Claro que la educación ha de revertir en el desarrollo económico del país. Mas no debería ser esta la meta única sino un derivado de su propósito supremo: la formación integral de la persona para que se sienta satisfecha de sí misma, potencie su libertad, sea capaz de criticar la vida, entienda el mundo y lo transforme. Contra ello conspira, por desgracia, la esterilidad de nuestra educación, desde la cuna hasta la universidad. Y la maniática disociación entre ciencias y humanidades, que repudia el diálogo entre arte, matemática, historia, física, literatura, ingeniería. De donde no puede resultar sino un pensamiento constreñido a especialidades cada vez más encerradas en sí mismas. Un pensamiento recortado y sin contexto.

Aboga el columnista Rafael Orduz por una educación para el trabajo, de la mano con la demanda laboral de las empresas y atendiendo al valor de buenos técnicos y tecnólogos en una economía. Encomiable su cruzada, pues responde a necesidades del país. Por falta de especialistas en software, esta industria en Colombia se aboca a una crisis. Se informó también que nuestra industria de la confección no da con la tercera parte de sus operarios. Nada más indicado que adiestrar estos contingentes sin demora. Pero mejor aún si, cambiando el sistema de educación técnica, se prepara a la fuerza laboral para un oficio mientras se aviva en ella, digamos con el arte, su creatividad dormida. Primer beneficiario, un hombre más feliz. Segundo beneficiario, la propia empresa, que podrá recibir ideas innovadoras de fuente inesperada.

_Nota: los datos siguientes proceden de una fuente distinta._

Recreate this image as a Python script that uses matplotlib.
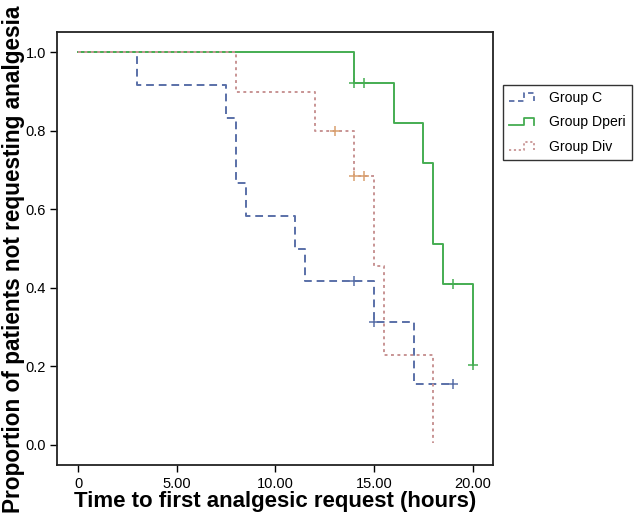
import matplotlib
matplotlib.use("Agg")
import matplotlib.pyplot as plt
from matplotlib.lines import Line2D
from matplotlib.legend_handler import HandlerBase

plt.rcParams['font.family'] = ['Liberation Sans', 'DejaVu Sans']

# ---- data (Kaplan-Meier step curves) ----
c_times = [0, 3.0, 7.5, 8.0, 8.5, 11.0, 11.5, 15.0, 17.0, 19.0]
c_surv = [1.0, 0.917, 0.833, 0.667, 0.583, 0.500, 0.417, 0.3125, 0.156, 0.156]
c_cens_t = [14.0, 15.0, 19.0]
c_cens_s = [0.417, 0.3125, 0.156]

d_times = [0, 14.0, 16.0, 17.5, 18.0, 18.5, 20.0]
d_surv = [1.0, 0.923, 0.821, 0.718, 0.513, 0.410, 0.205]
d_cens_t = [14.0, 14.5, 19.0, 20.0]
d_cens_s = [0.923, 0.923, 0.410, 0.205]

v_times = [0, 8.0, 12.0, 14.0, 15.0, 15.5, 18.0]
v_surv = [1.0, 0.900, 0.800, 0.686, 0.457, 0.229, 0.005]
v_cens_t = [13.0, 14.0, 14.5]
v_cens_s = [0.800, 0.686, 0.686]

labels = ["Group C", "Group Dperi", "Group Div"]
x_ticks = [0, 5, 10, 15, 20]
x_ticklabels = ["0", "5.00", "10.00", "15.00", "20.00"]
y_ticks = [0.0, 0.2, 0.4, 0.6, 0.8, 1.0]
y_ticklabels = ["0.0", "0.2", "0.4", "0.6", "0.8", "1.0"]

blue = "#5a70a8"
green = "#45ad52"
pink = "#c89494"
pink_c = "#d9a070"

fig = plt.figure(figsize=(6.34, 5.2), dpi=100)
ax = fig.add_axes([57/634, 1-465/520, (493-57)/634, (465-32)/520])

lw = 1.4
ax.step(c_times, c_surv, where='post', color=blue, lw=lw, linestyle=(0, (4, 2.5)))
ax.step(d_times, d_surv, where='post', color=green, lw=lw, linestyle='-')
ax.step(v_times, v_surv, where='post', color=pink, lw=lw, linestyle=(0, (1.5, 1.8)))

ax.plot(c_cens_t, c_cens_s, '+', color=blue, ms=6.5, mew=1.1)
ax.plot(d_cens_t, d_cens_s, '+', color=green, ms=6.5, mew=1.1)
ax.plot(v_cens_t, v_cens_s, '+', color=pink_c, ms=6.5, mew=1.1)

ax.set_xlim(-1.08, 21.03)
ax.set_ylim(-0.051, 1.052)
ax.set_xticks(x_ticks)
ax.set_xticklabels(x_ticklabels)
ax.set_yticks(y_ticks)
ax.set_yticklabels(y_ticklabels)
ax.tick_params(direction='out', length=5, width=1, labelsize=10.5, colors='black', pad=3)
ax.tick_params(axis='x', pad=4)
for s in ax.spines.values():
    s.set_linewidth(1.3)
    s.set_color('#222222')

ax.set_xlabel("Time to first analgesic request (hours)", fontsize=16, fontweight='bold', labelpad=0)
ax.set_ylabel("Proportion of patients not requesting analgesia", fontsize=16.3, fontweight='bold')
ax.yaxis.set_label_coords(-0.073, 0.475)


class StepHandler(HandlerBase):
    def __init__(self, color, ls):
        super().__init__()
        self.color = color
        self.ls = ls

    def create_artists(self, legend, orig_handle, xdescent, ydescent, width, height, fontsize, trans):
        x0 = -xdescent
        y0 = -ydescent
        lo = y0 + 0.1 * height
        hi = y0 + 0.9 * height
        xs = [x0, x0 + 0.5 * width, x0 + 0.5 * width, x0 + 0.85 * width, x0 + 0.85 * width]
        ys = [lo, lo, hi, hi, lo]
        line = Line2D(xs, ys, color=self.color, linestyle=self.ls, lw=1.3)
        line.set_transform(trans)
        return [line]


h1, h2, h3 = Line2D([], []), Line2D([], []), Line2D([], [])
leg = fig.legend([h1, h2, h3], labels,
                 handler_map={h1: StepHandler(blue, (0, (3, 2))),
                              h2: StepHandler(green, '-'),
                              h3: StepHandler(pink, (0, (1.2, 1.5)))},
                 loc='upper left', bbox_to_anchor=(503/634, 1-85/520),
                 fontsize=10.1, frameon=True, fancybox=False, edgecolor='black',
                 handlelength=2.1, handletextpad=0.7, labelspacing=0.72,
                 borderpad=0.45, borderaxespad=0)
leg.get_frame().set_linewidth(1.0)

fig.savefig("out.png", dpi=100)
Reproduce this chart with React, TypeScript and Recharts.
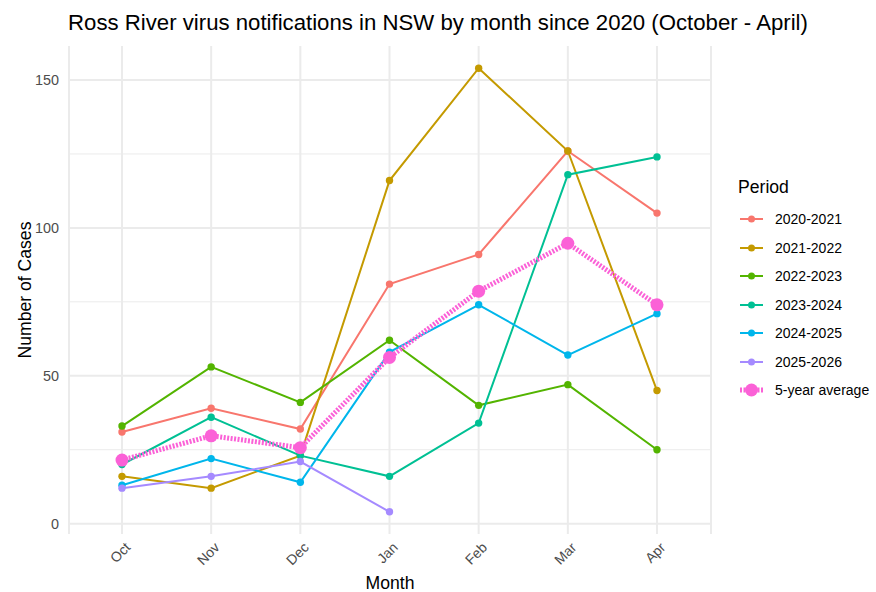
import React from 'react';
import { LineChart, Line, XAxis, YAxis, CartesianGrid } from 'recharts';

const months = ['Oct', 'Nov', 'Dec', 'Jan', 'Feb', 'Mar', 'Apr'];
const p2020 = [31, 39, 32, 81, 91, 126, 105];
const p2021 = [16, 12, 23, 116, 154, 126, 45];
const p2022 = [33, 53, 41, 62, 40, 47, 25];
const p2023 = [20, 36, 23, 16, 34, 118, 124];
const p2024 = [13, 22, 14, 58, 74, 57, 71];
const p2025 = [12, 16, 21, 4, null, null, null];
const avg5 = [21.5, 29.7, 25.7, 56.2, 78.6, 94.8, 74];

const seriesNames = ['2020-2021', '2021-2022', '2022-2023', '2023-2024', '2024-2025', '2025-2026'];
const seriesValues = [p2020, p2021, p2022, p2023, p2024, p2025];
const colors = ['#F8766D', '#C49A00', '#53B400', '#00C094', '#00B6EB', '#A58AFF'];
const avgName = '5-year average';
const avgColor = '#FB61D7';

const yTicks = [0, 50, 100, 150];
const yMinor = [25, 75, 125];

const data = months.map((m, i) => {
  const row: any = { month: m };
  seriesNames.forEach((n, j) => { row[n] = seriesValues[j][i]; });
  row[avgName] = avg5[i];
  return row;
});

const FONT = '"Liberation Sans", Arial, sans-serif';

const XTick = (props: any) => {
  const { x, y, payload } = props;
  const ax = x + 2;
  const ay = y + 5;
  return (
    <text x={ax} y={ay} transform={`rotate(-45 ${ax} ${ay})`} textAnchor="end" dominantBaseline="hanging"
      fill="#4D4D4D" fontSize={14} fontFamily={FONT}>
      {payload.value}
    </text>
  );
};

const LegendBox = () => (
  <div style={{ position: 'absolute', left: 738, top: 175, fontFamily: FONT }}>
    <div style={{ fontSize: 17.6, color: '#000', height: 30, lineHeight: '24px' }}>Period</div>
    {seriesNames.map((n, i) => (
      <div key={n} style={{ display: 'flex', alignItems: 'center', height: 28.5 }}>
        <svg width={28} height={20} style={{ display: 'block' }}>
          <line x1={2} y1={10} x2={25} y2={10} stroke={colors[i]} strokeWidth={2} />
          <circle cx={13.5} cy={10} r={3.5} fill={colors[i]} />
        </svg>
        <span style={{ fontSize: 14, color: '#000', marginLeft: 9 }}>{n}</span>
      </div>
    ))}
    <div style={{ display: 'flex', alignItems: 'center', height: 28.5, marginTop: 0 }}>
      <svg width={28} height={24} style={{ display: 'block' }}>
        <line x1={2} y1={12} x2={25} y2={12} stroke={avgColor} strokeWidth={5} strokeDasharray="2 1.5" />
        <circle cx={13.5} cy={12} r={6.5} fill={avgColor} />
      </svg>
      <span style={{ fontSize: 14, color: '#000', marginLeft: 9 }}>{avgName}</span>
    </div>
  </div>
);

export default function App() {
  return (
    <div style={{ position: 'absolute', left: 0, top: 0, width: 876, height: 592, background: '#fff', fontFamily: FONT }}>
      <LineChart width={876} height={592} data={data} margin={{ top: 46, right: 165, bottom: 0, left: 19 }}>
        <CartesianGrid vertical={false} horizontalValues={yMinor} stroke="#EBEBEB" strokeWidth={1} />
        <CartesianGrid horizontalValues={yTicks} stroke="#EBEBEB" strokeWidth={2} />
        <XAxis dataKey="month" type="category" padding={{ left: 53, right: 54 }} height={58}
          axisLine={false} tickLine={false} tickSize={0} tick={<XTick />} interval={0}
          label={{ value: 'Month', position: 'insideBottom', offset: 3, fill: '#000', fontSize: 17.6, fontFamily: FONT }} />
        <YAxis type="number" domain={[-3.5, 161.5]} ticks={yTicks} width={50} axisLine={false} tickLine={false}
          tickSize={0} tickMargin={10} tick={{ fill: '#4D4D4D', fontSize: 14.4, fontFamily: FONT }}
          label={{ value: 'Number of Cases', angle: -90, position: 'insideLeft', offset: 0, dx: 6, fill: '#000', fontSize: 17.6, fontFamily: FONT, style: { textAnchor: 'middle' } }} />
        {seriesNames.map((n, i) => (
          <Line key={n} dataKey={n} type="linear" stroke={colors[i]} strokeWidth={2}
            dot={{ r: 3.7, fill: colors[i], stroke: 'none' }} activeDot={false} isAnimationActive={false} connectNulls={false} />
        ))}
        <Line dataKey={avgName} type="linear" stroke={avgColor} strokeWidth={5} strokeDasharray="2 1.5"
          dot={{ r: 6.5, fill: avgColor, stroke: 'none' }} activeDot={false} isAnimationActive={false} />
      </LineChart>
      <div style={{ position: 'absolute', left: 0, top: 10, width: 876, textAlign: 'center', fontSize: 22.2, color: '#000', whiteSpace: 'nowrap' }}>
        Ross River virus notifications in NSW by month since 2020 (October - April)
      </div>
      <LegendBox />
    </div>
  );
}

Habría que vencer, de paso, la repelencia aristocratizante de los “humanistas” hacia toda aplicación de la ciencia.

Tras esa antipatía reverbera, por contera, un odioso prurito de clase: ciencia dura, arte, cultura para la élite; y técnica para los productores. De una sociedad democrática se espera el mismo estímulo a la sensibilidad científica y humanística, para todos. Que allí se gesta la imaginación creadora. Lo mismo para componer una pieza musical que para inventarle a una máquina el adminículo feliz que dispara su rendimiento. Y, por qué no, que ambas creaciones vengan de la misma mano. Como Leonardo y tantos en el Renacimiento, que fueron a un tiempo artista y científico. Se sabía entonces que la identidad humana es compleja y no se agota en un oficio.

Si el desarrollo científico y tecnológico ha de ser humano, será imperativo cerrar la brecha entre disciplinas y entre las clases que las asumen. Comenzando por admitir que razonar en filosofía exige el mismo rigor que en física nuclear. La misma inventiva, en el compositor que en el inventor de una máquina industrial. Peter Medawar, premio Nobel de Medicina 1960, afirmó que todos los avances científicos comienzan con una aventura especulativa, con una preconcepción imaginativa de lo que la verdad pueda ser, pues la ciencia es esa forma de poesía en la que la razón y la imaginación actúan sinérgicamente. Se ha dicho que la ciencia necesita de la intuición y del poder metafórico de las artes; y estas necesitan la sangre nueva de la ciencia.

Reveladores los hallazgos de una encuesta realizada por la Secretaría de Educación y el PNUD sobre calidad de la educación en Bogotá: 37,2% de los estudiantes querrían más tiempo para la cultura, el arte y la música. Más actividades humanas que desarrollen su conciencia crítica y su capacidad para entender el mundo. Al 79% no le interesa en absoluto lo que le enseñan en el aula. Antes que sabios, prefieren ser felices. Téngala el Gobierno en cuenta.  Cualquier reforma seria de la educación principia por disolver la falsa disyuntiva entre “humanistas” y “científicos”, en la fórmula perfecta de Álvaro Thomas: saber y saber hacer.